═══ Dataset excerpt
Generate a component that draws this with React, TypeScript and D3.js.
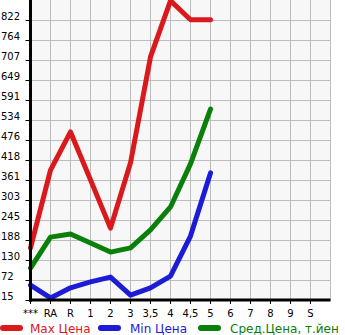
import React from "react";
import * as d3 from "d3";

const categories = ["***", "RA", "R", "1", "2", "3", "3,5", "4", "4,5", "5", "6", "7", "8", "9", "S"];
const yTickLabels = ["15", "72", "130", "188", "245", "303", "361", "418", "476", "534", "591", "649", "707", "764", "822"];
const maxPrice = [165, 389, 499, 361, 222, 410, 715, 877, 822, 822];
const minPrice = [58, 21, 50, 67, 81, 29, 50, 84, 199, 381];
const avgPrice = [107, 196, 205, 179, 153, 165, 217, 283, 407, 565];

const series = [
  { name: "Max Цена", color: "#d9191c", values: maxPrice },
  { name: "Min Цена", color: "#1c1cd6", values: minPrice },
  { name: "Сред.Цена, т.йен", color: "#0a800a", values: avgPrice },
];

export default function App() {
  const W = 345, H = 335;
  const left = 30.5, right = 330.5, top = 0, bottom = 300;
  const x = d3.scaleLinear().domain([0, 15]).range([left, right]);
  const y = d3.scaleLinear().domain([15, 879]).range([bottom, top]);
  const tickVals = yTickLabels.map((_, i) => 15 + 57.6 * i);
  const line = d3
    .line<number>()
    .x((_, i) => x(i))
    .y((d) => y(d));
  const font = "'DejaVu Sans', Verdana, sans-serif";
  const legendX = [0, 98, 198];
  const legendTextX = [30, 130, 230];
  return (
    <svg width={W} height={H} style={{ position: "absolute", left: 0, top: 0 }}>
      <rect x={left} y={top} width={right - left} height={bottom - top} fill="#f7f7f7" />
      {d3.range(1, 16).map((i) => (
        <line key={"vx" + i} x1={x(i)} x2={x(i)} y1={top} y2={bottom} stroke="#bdbdbd" strokeWidth={1} />
      ))}
      {tickVals.map((v, i) => (
        <line key={"hy" + i} x1={left} x2={right} y1={Math.round(y(v)) + 0.5} y2={Math.round(y(v)) + 0.5} stroke="#bdbdbd" strokeWidth={1} />
      ))}
      {series.map((s) => (
        <path key={s.name} d={line(s.values) || ""} fill="none" stroke={s.color} strokeWidth={5} strokeLinejoin="round" strokeLinecap="round" />
      ))}
      <line x1={left} x2={left} y1={top} y2={bottom + 1.5} stroke="#000" strokeWidth={3} />
      <line x1={left - 1.5} x2={right} y1={bottom} y2={bottom} stroke="#000" strokeWidth={3} />
      {tickVals.map((v, i) => (
        <g key={"yt" + i}>
          <line x1={left - 5} x2={left} y1={Math.round(y(v)) + 0.5} y2={Math.round(y(v)) + 0.5} stroke="#000" strokeWidth={1} />
          <text x={1} y={Math.round(y(v))} fontSize={10} fontFamily={font} fill="#000">
            {yTickLabels[i]}
          </text>
        </g>
      ))}
      {categories.map((c, i) => (
        <g key={"xt" + i}>
          <line x1={x(i)} x2={x(i)} y1={bottom} y2={bottom + 4} stroke="#000" strokeWidth={1} />
          <text x={x(i)} y={317} fontSize={10} fontFamily={font} textAnchor="middle" fill="#000">
            {c}
          </text>
        </g>
      ))}
      {series.map((s, i) => (
        <g key={"lg" + i}>
          <line x1={legendX[i] + 3} x2={legendX[i] + 20} y1={328} y2={328} stroke={s.color} strokeWidth={6} strokeLinecap="round" />
          <text x={legendTextX[i]} y={333} fontSize={12} fontFamily={font} fill={s.color}>
            {s.name}
          </text>
        </g>
      ))}
    </svg>
  );
}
══════
- _Request_
Reproduce only the lines from the beginning of the data through the line that contains "import * as", both included, and please drop the pictures.

- _Correct response_
Generate a component that draws this with React, TypeScript and D3.js.
import React from "react";
import * as d3 from "d3";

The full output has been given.